Sang Bu resided for a couple of years in East Atlanta’s Brownwood Park before being relocated to the vacant lot owned by a local eatery, the Argosy.

Sang Bu has since gone onto greener pastures after getting sold and leaving the EAV with a dragon-sized hole in the community's heart. 

Gareth S, who hand-carved the original dragon signs, has since relocated to New York City was happy to grant his blessing to the young couple in order to ‘continue’ his work, and thus the torch was passed.

“The first post we made about (the dragon signs) had almost 200 comments, so there was a lot of interest,” Burke said.

While the dragon signs crafted from actual wood, Burke utilized some of his engineering skills and perfectly re-created the original design in AutoCad and stepped up the manufacturing schedule by using a laser cutter to radically improve production time.

The affianced pair decided to play it safe with their initial run by only producing 30 dragon signs — they sold out the very first day.

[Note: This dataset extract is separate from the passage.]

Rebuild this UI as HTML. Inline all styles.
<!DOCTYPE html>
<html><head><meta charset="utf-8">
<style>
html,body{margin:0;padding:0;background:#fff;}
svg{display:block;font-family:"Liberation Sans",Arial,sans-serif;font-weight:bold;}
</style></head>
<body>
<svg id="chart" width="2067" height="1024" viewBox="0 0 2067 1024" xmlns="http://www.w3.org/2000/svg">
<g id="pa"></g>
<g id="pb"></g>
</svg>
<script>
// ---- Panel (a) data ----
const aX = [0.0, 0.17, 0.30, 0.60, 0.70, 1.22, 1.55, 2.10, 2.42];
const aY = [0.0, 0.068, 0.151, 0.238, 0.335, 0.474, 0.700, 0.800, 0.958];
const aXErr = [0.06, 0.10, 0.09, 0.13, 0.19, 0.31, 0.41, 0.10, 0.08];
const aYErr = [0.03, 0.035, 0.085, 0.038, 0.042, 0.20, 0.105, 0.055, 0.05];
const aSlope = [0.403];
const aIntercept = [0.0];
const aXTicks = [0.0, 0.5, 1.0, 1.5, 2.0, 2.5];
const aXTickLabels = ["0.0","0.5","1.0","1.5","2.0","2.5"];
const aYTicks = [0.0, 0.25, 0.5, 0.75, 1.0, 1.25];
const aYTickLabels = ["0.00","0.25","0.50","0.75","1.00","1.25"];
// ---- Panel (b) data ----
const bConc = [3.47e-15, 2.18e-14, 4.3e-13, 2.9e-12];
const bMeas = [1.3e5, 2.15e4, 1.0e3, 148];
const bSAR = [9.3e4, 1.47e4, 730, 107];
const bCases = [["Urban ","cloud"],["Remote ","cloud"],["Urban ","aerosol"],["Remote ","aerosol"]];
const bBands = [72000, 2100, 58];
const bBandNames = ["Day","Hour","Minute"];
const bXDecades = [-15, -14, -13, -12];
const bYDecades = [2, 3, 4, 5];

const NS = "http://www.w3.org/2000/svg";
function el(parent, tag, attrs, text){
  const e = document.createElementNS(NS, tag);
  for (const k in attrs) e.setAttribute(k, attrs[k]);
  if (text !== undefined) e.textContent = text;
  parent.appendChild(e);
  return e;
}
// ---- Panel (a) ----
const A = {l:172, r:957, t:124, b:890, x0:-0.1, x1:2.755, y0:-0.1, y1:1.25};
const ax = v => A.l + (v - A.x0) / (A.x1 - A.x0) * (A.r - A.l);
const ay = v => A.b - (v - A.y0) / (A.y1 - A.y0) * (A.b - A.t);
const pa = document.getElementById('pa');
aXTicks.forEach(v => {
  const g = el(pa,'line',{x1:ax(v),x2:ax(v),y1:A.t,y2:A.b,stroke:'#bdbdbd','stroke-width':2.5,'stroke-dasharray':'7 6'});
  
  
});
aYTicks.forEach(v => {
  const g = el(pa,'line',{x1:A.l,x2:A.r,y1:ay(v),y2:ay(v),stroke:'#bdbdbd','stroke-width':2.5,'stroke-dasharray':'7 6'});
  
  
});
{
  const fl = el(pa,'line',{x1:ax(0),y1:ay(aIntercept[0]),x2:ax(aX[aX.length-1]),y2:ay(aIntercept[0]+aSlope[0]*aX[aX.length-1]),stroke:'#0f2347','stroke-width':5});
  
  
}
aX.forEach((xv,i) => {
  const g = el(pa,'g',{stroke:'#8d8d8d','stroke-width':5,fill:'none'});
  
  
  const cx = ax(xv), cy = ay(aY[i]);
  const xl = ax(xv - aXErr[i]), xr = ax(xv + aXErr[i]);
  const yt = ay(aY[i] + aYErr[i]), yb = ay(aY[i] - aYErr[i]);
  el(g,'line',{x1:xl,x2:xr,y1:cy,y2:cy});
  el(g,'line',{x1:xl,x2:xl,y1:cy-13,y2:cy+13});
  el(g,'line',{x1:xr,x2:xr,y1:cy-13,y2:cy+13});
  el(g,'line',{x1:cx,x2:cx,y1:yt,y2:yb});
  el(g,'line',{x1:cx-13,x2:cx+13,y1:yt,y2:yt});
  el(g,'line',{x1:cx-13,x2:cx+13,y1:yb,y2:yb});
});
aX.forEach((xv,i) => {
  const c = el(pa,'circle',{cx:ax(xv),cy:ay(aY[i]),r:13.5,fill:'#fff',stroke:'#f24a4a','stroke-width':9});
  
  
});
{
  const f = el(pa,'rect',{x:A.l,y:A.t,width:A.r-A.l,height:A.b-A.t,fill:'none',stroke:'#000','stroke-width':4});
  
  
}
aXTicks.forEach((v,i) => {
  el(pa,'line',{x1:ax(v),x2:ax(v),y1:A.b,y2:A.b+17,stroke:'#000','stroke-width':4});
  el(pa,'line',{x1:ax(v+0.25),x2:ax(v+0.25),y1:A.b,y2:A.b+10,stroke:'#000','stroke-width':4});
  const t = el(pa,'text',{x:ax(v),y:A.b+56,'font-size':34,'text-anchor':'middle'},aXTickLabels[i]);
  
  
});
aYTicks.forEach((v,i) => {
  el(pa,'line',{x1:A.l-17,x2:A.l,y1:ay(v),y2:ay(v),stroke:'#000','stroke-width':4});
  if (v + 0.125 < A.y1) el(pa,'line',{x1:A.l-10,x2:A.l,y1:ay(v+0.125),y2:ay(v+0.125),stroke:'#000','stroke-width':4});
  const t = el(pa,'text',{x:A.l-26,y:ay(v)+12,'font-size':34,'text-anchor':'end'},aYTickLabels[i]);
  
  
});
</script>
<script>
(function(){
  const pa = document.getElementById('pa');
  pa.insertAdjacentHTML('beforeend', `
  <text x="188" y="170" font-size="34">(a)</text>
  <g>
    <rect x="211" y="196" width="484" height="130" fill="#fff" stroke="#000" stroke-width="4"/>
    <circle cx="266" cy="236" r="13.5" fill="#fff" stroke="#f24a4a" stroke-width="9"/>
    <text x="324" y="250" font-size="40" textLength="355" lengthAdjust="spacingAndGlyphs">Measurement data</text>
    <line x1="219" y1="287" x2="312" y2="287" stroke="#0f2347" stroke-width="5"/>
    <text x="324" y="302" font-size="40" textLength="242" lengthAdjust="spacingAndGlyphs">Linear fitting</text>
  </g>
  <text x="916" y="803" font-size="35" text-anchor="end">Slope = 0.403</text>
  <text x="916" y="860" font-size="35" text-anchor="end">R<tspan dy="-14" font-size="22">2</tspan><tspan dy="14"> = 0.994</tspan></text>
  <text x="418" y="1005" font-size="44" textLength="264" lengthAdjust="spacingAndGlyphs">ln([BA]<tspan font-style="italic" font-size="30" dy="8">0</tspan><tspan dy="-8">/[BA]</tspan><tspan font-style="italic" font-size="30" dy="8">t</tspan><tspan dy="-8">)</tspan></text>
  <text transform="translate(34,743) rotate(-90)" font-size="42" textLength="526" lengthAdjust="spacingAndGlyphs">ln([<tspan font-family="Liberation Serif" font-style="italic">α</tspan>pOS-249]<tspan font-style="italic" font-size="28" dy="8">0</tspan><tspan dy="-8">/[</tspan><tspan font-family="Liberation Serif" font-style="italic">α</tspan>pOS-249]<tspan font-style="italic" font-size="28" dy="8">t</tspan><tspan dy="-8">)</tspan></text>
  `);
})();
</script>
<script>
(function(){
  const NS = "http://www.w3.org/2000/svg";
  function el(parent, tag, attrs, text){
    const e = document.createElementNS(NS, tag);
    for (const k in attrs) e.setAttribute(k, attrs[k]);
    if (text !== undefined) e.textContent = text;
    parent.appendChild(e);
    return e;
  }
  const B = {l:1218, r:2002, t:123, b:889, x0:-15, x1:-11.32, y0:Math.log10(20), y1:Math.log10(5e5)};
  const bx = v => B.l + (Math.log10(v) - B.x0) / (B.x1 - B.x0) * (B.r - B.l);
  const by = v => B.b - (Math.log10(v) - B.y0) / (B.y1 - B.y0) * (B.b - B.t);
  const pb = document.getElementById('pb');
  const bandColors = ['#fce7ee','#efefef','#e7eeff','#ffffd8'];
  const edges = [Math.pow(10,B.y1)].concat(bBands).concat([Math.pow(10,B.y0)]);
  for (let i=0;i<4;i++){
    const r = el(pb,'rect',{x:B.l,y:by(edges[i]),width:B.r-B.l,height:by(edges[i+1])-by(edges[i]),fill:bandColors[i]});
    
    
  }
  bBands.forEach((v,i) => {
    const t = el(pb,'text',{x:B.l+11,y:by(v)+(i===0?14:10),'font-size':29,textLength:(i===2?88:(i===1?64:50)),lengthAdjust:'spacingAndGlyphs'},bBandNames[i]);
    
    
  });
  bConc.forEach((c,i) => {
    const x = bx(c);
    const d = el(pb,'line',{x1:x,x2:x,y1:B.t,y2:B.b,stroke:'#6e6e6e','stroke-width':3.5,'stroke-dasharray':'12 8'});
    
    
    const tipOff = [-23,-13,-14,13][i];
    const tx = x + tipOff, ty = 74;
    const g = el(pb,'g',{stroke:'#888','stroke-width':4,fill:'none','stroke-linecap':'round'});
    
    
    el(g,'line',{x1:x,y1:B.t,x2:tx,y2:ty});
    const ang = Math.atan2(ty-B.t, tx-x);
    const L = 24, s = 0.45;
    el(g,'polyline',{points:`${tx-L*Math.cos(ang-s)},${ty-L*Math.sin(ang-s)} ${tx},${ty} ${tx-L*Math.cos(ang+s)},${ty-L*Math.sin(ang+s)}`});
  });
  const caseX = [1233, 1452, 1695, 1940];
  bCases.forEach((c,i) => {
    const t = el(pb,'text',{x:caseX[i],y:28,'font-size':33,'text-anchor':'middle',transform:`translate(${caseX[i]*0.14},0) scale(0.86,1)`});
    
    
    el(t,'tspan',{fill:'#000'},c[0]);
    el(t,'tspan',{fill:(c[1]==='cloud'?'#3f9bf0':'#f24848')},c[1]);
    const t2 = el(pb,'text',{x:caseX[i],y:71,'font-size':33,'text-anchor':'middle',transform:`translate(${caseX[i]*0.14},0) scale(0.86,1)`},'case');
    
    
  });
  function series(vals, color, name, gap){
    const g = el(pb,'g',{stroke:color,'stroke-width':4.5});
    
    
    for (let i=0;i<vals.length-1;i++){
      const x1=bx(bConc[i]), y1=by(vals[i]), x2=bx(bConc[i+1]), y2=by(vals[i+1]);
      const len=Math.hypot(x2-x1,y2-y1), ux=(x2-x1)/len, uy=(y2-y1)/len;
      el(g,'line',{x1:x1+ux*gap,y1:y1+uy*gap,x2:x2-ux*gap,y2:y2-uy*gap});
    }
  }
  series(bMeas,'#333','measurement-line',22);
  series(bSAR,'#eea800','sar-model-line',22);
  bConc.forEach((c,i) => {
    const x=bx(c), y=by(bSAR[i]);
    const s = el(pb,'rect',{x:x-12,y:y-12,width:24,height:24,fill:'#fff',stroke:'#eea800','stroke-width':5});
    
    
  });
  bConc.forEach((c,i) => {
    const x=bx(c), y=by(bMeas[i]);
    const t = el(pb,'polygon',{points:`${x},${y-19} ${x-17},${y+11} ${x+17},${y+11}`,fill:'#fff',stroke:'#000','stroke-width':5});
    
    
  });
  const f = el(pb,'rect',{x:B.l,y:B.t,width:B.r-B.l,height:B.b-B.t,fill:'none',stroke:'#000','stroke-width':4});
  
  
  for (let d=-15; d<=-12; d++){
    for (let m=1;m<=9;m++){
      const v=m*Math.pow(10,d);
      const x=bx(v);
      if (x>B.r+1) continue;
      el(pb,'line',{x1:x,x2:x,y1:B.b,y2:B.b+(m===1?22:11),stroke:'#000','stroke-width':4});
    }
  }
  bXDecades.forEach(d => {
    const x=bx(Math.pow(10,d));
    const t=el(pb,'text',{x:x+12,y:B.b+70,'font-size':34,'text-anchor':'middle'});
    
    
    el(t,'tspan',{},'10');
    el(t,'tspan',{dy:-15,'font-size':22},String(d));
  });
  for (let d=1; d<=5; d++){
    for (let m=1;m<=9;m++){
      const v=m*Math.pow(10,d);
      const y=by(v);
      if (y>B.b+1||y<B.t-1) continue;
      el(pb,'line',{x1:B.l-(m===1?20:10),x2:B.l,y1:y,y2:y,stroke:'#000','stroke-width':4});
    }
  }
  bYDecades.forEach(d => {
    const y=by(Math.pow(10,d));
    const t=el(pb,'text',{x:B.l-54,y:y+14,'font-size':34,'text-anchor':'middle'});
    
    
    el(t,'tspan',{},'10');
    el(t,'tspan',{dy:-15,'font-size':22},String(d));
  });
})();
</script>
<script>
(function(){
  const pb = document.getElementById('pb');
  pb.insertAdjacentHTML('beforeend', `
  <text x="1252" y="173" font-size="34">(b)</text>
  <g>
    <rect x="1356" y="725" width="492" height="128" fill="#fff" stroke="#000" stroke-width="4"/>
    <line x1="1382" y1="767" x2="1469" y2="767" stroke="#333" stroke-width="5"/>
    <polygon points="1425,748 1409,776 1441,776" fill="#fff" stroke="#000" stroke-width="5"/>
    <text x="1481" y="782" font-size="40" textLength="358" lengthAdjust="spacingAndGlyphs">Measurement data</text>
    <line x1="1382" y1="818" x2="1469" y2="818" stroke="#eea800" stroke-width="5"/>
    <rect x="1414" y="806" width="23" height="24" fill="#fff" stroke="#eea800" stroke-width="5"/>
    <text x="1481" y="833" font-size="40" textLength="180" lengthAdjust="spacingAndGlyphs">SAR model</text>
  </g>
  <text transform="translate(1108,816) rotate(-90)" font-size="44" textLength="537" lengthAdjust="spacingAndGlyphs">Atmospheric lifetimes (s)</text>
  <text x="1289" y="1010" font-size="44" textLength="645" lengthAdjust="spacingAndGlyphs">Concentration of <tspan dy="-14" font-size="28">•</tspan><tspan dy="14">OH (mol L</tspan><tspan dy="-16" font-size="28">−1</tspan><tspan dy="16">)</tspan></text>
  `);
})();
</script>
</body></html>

Prospective buyers can pick from a raw, natural design or from a handful of pre-chosen colors. All dragons come with the chain loop and ready to be hung proudly in the place your choosing.

While the dragon signs have allocated space for numbers or letters, they do not provide the letters for you.

As a member of the East Atlanta Business Association, Ryan has already been talking to work out some type of donation, in order to give back to the community that’s inspired them so much.

The first run of dragon signs is scheduled to be distributed this weekend.  Although, interested parties can pre-order for the next batch.